Capacity utilization at 80% in 1Q; cement realization down 2% QoQ

* Revenue/EBITDA/Adj. profit stood at INR50b/INR9.3b/INR5.8b (+19%/+14%/+84% YoY and +4%/-3%/+37% vs. our estimates). Sales volume rose 19% YoY. The company generated additional revenue from the sale of a coal shipment, which drove blended realization higher (up 3% QoQ). But cement realization was down 4% YoY/2% QoQ.

* Average fuel consumption cost stood at INR2.37/Kcal vs. INR2.64/INR2.53 in 1QFY23/4QFY23. Freight costs/other expenses/employee cost per tonne declined 1%/13%/9% YoY. OPM contracted 80bp YoY to 18.7% and EBITDA/t declined 4% YoY to INR1,046.

* Depreciation declined 6% YoY/30% QoQ. Accelerated depreciation was provided in previous quarters due to higher capitalization. Depreciation in FY24 is estimated to be INR20b vs. INR3.1b in 1QFY24, as new capacities will be commissioned in the coming quarters.

Highlights from the management commentary

* Cement demand is expected to remain strong given the government’s focus on infrastructure development, higher spending by the government ahead of general elections and demand from the housing segment. Volume growth should be in double digits in FY24. ? Volume grew in double digits YoY across key markets: ~25% in East, ~20% in South, and ~12% in the North region.

* A grinding unit of 3mtpa was commissioned in Purulia, West Bengal, which helped SRCM expand its presence in all key markets in the East region.

Valuation expensive; maintain Neutral

* SRCM has been trading at premium valuations due to cost leadership, efficient capital deployment, and higher capacity/volume CAGRs than the industry.

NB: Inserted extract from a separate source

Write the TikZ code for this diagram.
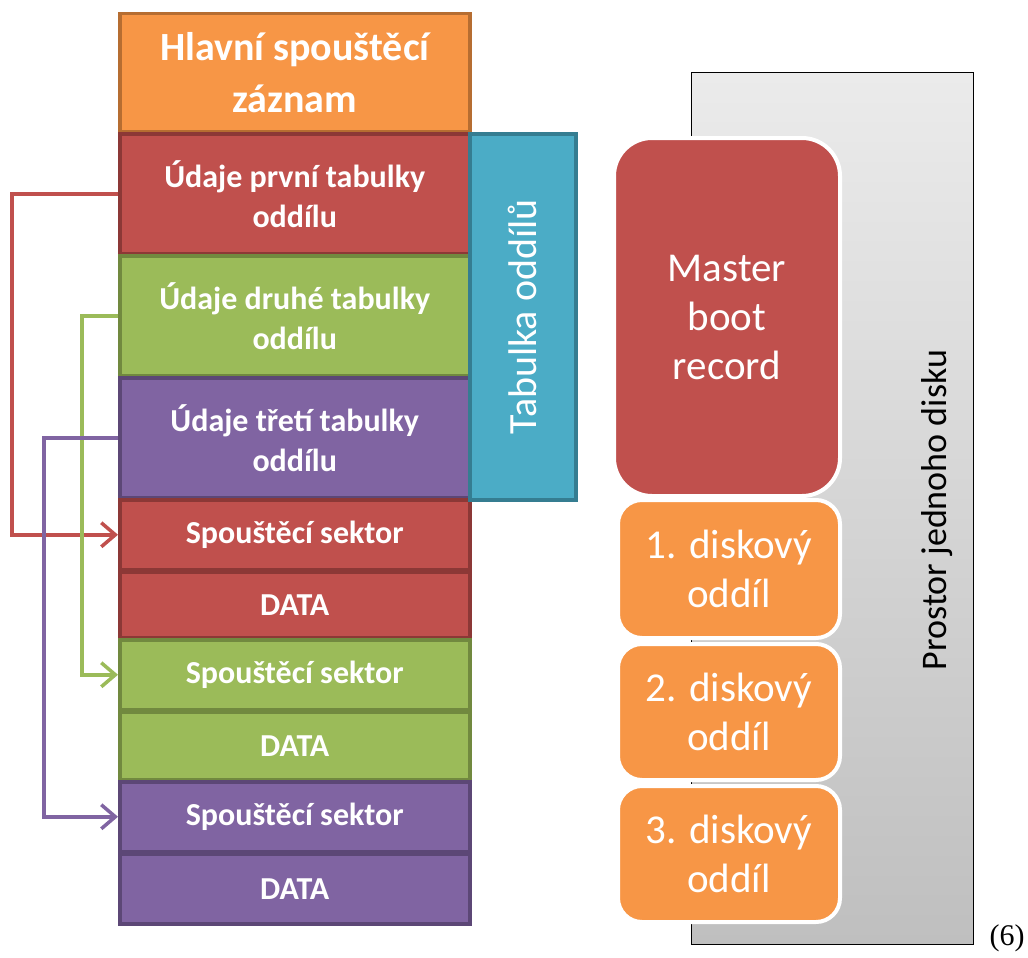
\documentclass[tikz,border=0pt]{standalone}
\usepackage{fontspec}
\setmainfont{Carlito}
\newfontfamily\capfont{Liberation Serif}
\usetikzlibrary{arrows.meta}
\definecolor{cOrange}{HTML}{F79646}
\definecolor{cOrangeD}{HTML}{B66D31}
\definecolor{cRed}{HTML}{C0504D}
\definecolor{cRedD}{HTML}{8C3836}
\definecolor{cGreen}{HTML}{9BBB59}
\definecolor{cGreenD}{HTML}{71893F}
\definecolor{cPurple}{HTML}{8064A2}
\definecolor{cPurpleD}{HTML}{5C4776}
\definecolor{cBlue}{HTML}{4BACC6}
\definecolor{cBlueD}{HTML}{357D91}
\definecolor{gTop}{HTML}{EBEBEB}
\definecolor{gBot}{HTML}{BFBFBF}
\tikzset{
  cell/.style={anchor=north west, inner sep=0pt, line width=3.5pt, minimum width=350pt,
    text=white, align=center, font=\bfseries\fontsize{32}{40}\selectfont},
  redcell/.style={cell, fill=cRed, draw=cRedD},
  greencell/.style={cell, fill=cGreen, draw=cGreenD},
  purplecell/.style={cell, fill=cPurple, draw=cPurpleD},
  part/.style={anchor=north west, inner sep=0pt, draw=white, line width=4pt,
    text=white, align=center, font=\fontsize{41}{49}\selectfont},
  link/.style={line width=3.5pt, -{Straight Barb[length=14pt,width=24pt]}},
}
\begin{document}
\begin{tikzpicture}[x=1pt,y=-1pt]
\useasboundingbox[fill=white] (0,0) rectangle (1028,958);

% left stack
\node[cell, fill=cOrange, draw=cOrangeD, minimum height=118pt,
  font=\bfseries\fontsize{40}{52}\selectfont] (mbr) at (118,12) {Hlavní spouštěcí\\záznam};
\node[redcell, minimum height=120pt] (t1) at (118,132) {Údaje první tabulky\\oddílu};
\node[greencell, minimum height=120pt] (t2) at (118,254) {Údaje druhé tabulky\\oddílu};
\node[purplecell, minimum height=120pt] (t3) at (118,376) {Údaje třetí tabulky\\oddílu};
\node[redcell, minimum height=70pt] (s1) at (118,498) {Spouštěcí sektor};
\node[redcell, minimum height=66pt] (d1) at (118,570) {DATA};
\node[greencell, minimum height=70pt] (s2) at (118,638) {Spouštěcí sektor};
\node[greencell, minimum height=68pt] (d2) at (118,710) {DATA};
\node[purplecell, minimum height=70pt] (s3) at (118,780) {Spouštěcí sektor};
\node[purplecell, minimum height=70pt] (d3) at (118,852) {DATA};

% partition table bracket
\node[anchor=north west, inner sep=0pt, line width=3.5pt, fill=cBlue, draw=cBlueD,
  minimum width=106pt, minimum height=366pt] (tab) at (468,132) {};
\node[rotate=90, text=white, font=\fontsize{40}{48}\selectfont] (tablabel) at (tab.center) {Tabulka oddílů};

% connectors
\draw[link, cRed] (t1.west) -- ++(-106,0) |- (s1.west);
\draw[link, cGreen] (t2.west) -- ++(-36,0) |- (s2.west);
\draw[link, cPurple] (t3.west) -- ++(-74,0) |- (s3.west);

% right side
\node[anchor=north west, inner sep=0pt, draw=black, line width=1pt,
  top color=gTop, bottom color=gBot, minimum width=282pt, minimum height=872pt] (disk) at (691,72) {};
\node[rotate=90, text=black, font=\fontsize{36}{44}\selectfont] (disklabel) at (937,510) {Prostor jednoho disku};

\node[part, fill=cRed, rounded corners=38pt, minimum width=226pt, minimum height=358pt]
  (pm) at (612,136) {Master\\boot\\record};
\node[part, fill=cOrange, rounded corners=24pt, minimum width=222pt, minimum height=138pt]
  (p1) at (616,498) {1. diskový\\oddíl};
\node[part, fill=cOrange, rounded corners=24pt, minimum width=222pt, minimum height=136pt]
  (p2) at (616,642) {2. diskový\\oddíl};
\node[part, fill=cOrange, rounded corners=24pt, minimum width=222pt, minimum height=136pt]
  (p3) at (616,784) {3. diskový\\oddíl};

\node[font=\capfont\fontsize{30}{36}\selectfont, text=black] (cap) at (1007,938) {(6)};
\end{tikzpicture}
\end{document}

We continue to believe that SRCM’s cost benefits over its peers are narrowing.

* The stock trades at 19.4x FY24E EV/EBITDA (in line with its 10-year average one-year forward EV/EBITDA of 19.5x), which appears rich. We maintain our Neutral rating and value the stock at 16x FY25E EV/EBITDA to arrive at our TP of INR24,200.